Big questions remain about the speed and extent of some impending
changes, both because of uncertainty about future population and
pollution trends and the complex interrelationships of the greenhouse
emissions, clouds, dusty kinds of pollution, the oceans and earth’s
veneer of life, which both emits and soaks up carbon dioxide and other
such gases.
But a broad array of scientists, including authors of the report and
independent experts, said the latest analysis was the most sobering view
yet of a century of transition — after thousands of years of relatively
stable climate conditions — to a new norm of continual change.
Should greenhouse gases continue to accumulate in the atmosphere at even
a moderate pace, average temperatures by the end of the century could
match those last seen 125,000 years ago, in the previous warm spell
between ice ages, the report said.
At that time, the panel said, sea levels were 12 to 20 feet higher than
they are now. Much of that extra water is now trapped in the ice sheets
of Greenland and Antarctica, which are eroding in some places.
The panel said there was no solid scientific understanding of how
rapidly the vast stores of ice in polar regions will melt, so their
estimates on new sea levels were based mainly on how much the warmed
oceans will expand, and not on contributions from the melting of ice now
on land.
Other scientists have recently reported evidence that the glaciers and
ice sheets in the Arctic and Antarctic could flow seaward far more
quickly than estimated in the past, and they have proposed that the
risks to coastal areas could be much more imminent. But the climate
change panel is forbidden by its charter to enter into speculation, and
so could not include such possible instabilities in its assessment.
In its fourth assessment of global warming, released Friday, the
Intergovernmental Panel on Climate Change used its strongest language
yet in drawing a link between human activity and recent warming.

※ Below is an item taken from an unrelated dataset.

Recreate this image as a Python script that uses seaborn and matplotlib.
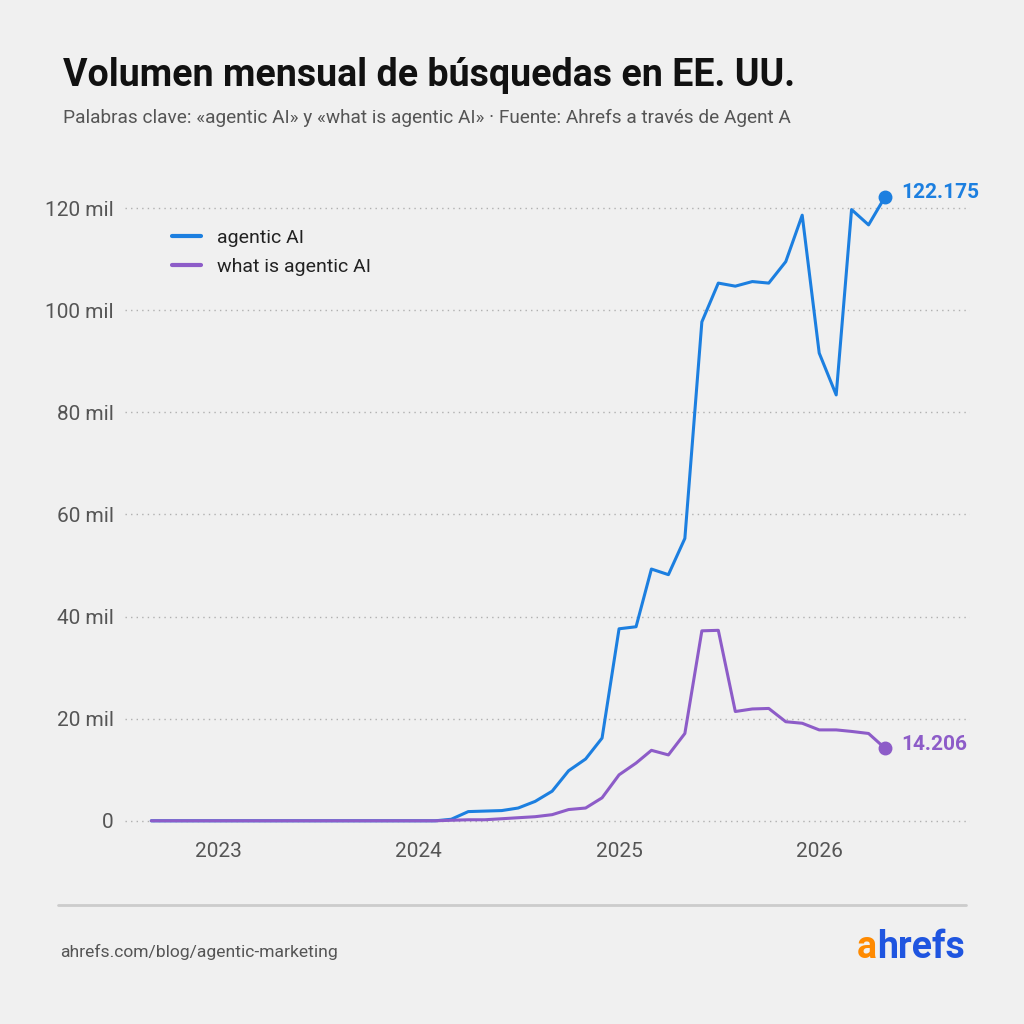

Michel Jarraud, the secretary general of the United Nations World
Meteorological Organization, said the lack of clarity should offer no
one comfort. “The speed with which melting ice sheets are raising sea
levels is uncertain, but the report makes clear that sea levels will
rise inexorably over the coming centuries,” he said. “It is a question
of when and how much, and not if.”
The warming and other climate changes will be highly variable around the
world, with the Arctic in particular seeing much higher temperatures,
said Susan Solomon, the co-leader of the team writing the summary and
the section of the panel’s report on basic science. She is an
atmospheric scientist for the National Oceanic and Atmospheric
Administration.
The kinds of vulnerabilities are very much dependent on where you are,
Dr. Solomon said in a telephone interview. “If you’re living in parts of
the tropics and they’re getting drier and you’re a farmer, there are
some very acute issues associated with even small changes in rainfall —
changes we’re already seeing are significant,” she said. “If you are an
Inuit and you’re seeing your sea ice retreating already, that’s
affecting your life style and culture.”
The 20-page summary is a sketch of the findings that are most germane to
the public and world leaders.
The full report, thousands of pages of technical background, will be
released in four sections through the year — the first on basic science,
then sections on impacts and options for limiting emissions and limiting
inevitable harms, and finally a synthesis of all of the findings near
year’s end.
In a news conference in Paris, Dr. Solomon declined to provide her own
views on how society should respond to the momentous changes projected
in the study.
“I honestly believe that it would be a much better service for me to
keep my personal opinions separate than what I can actually offer the
world as a scientist,” she said. “My stepson, who is 29, has an utterly
different view of risks than I do. People are going to have to make
their own judgments.”
Some authors of the report said that no one could honestly point to any
remaining uncertainties as justification for further delay.
“Policy makers paid us to do good science, and now we have very high
scientific confidence in this work — this is real, this is real, this is
real,” said Richard B. Alley, one of the lead authors and a professor at
Pennsylvania State University. “So now act, the ball’s back in your court.”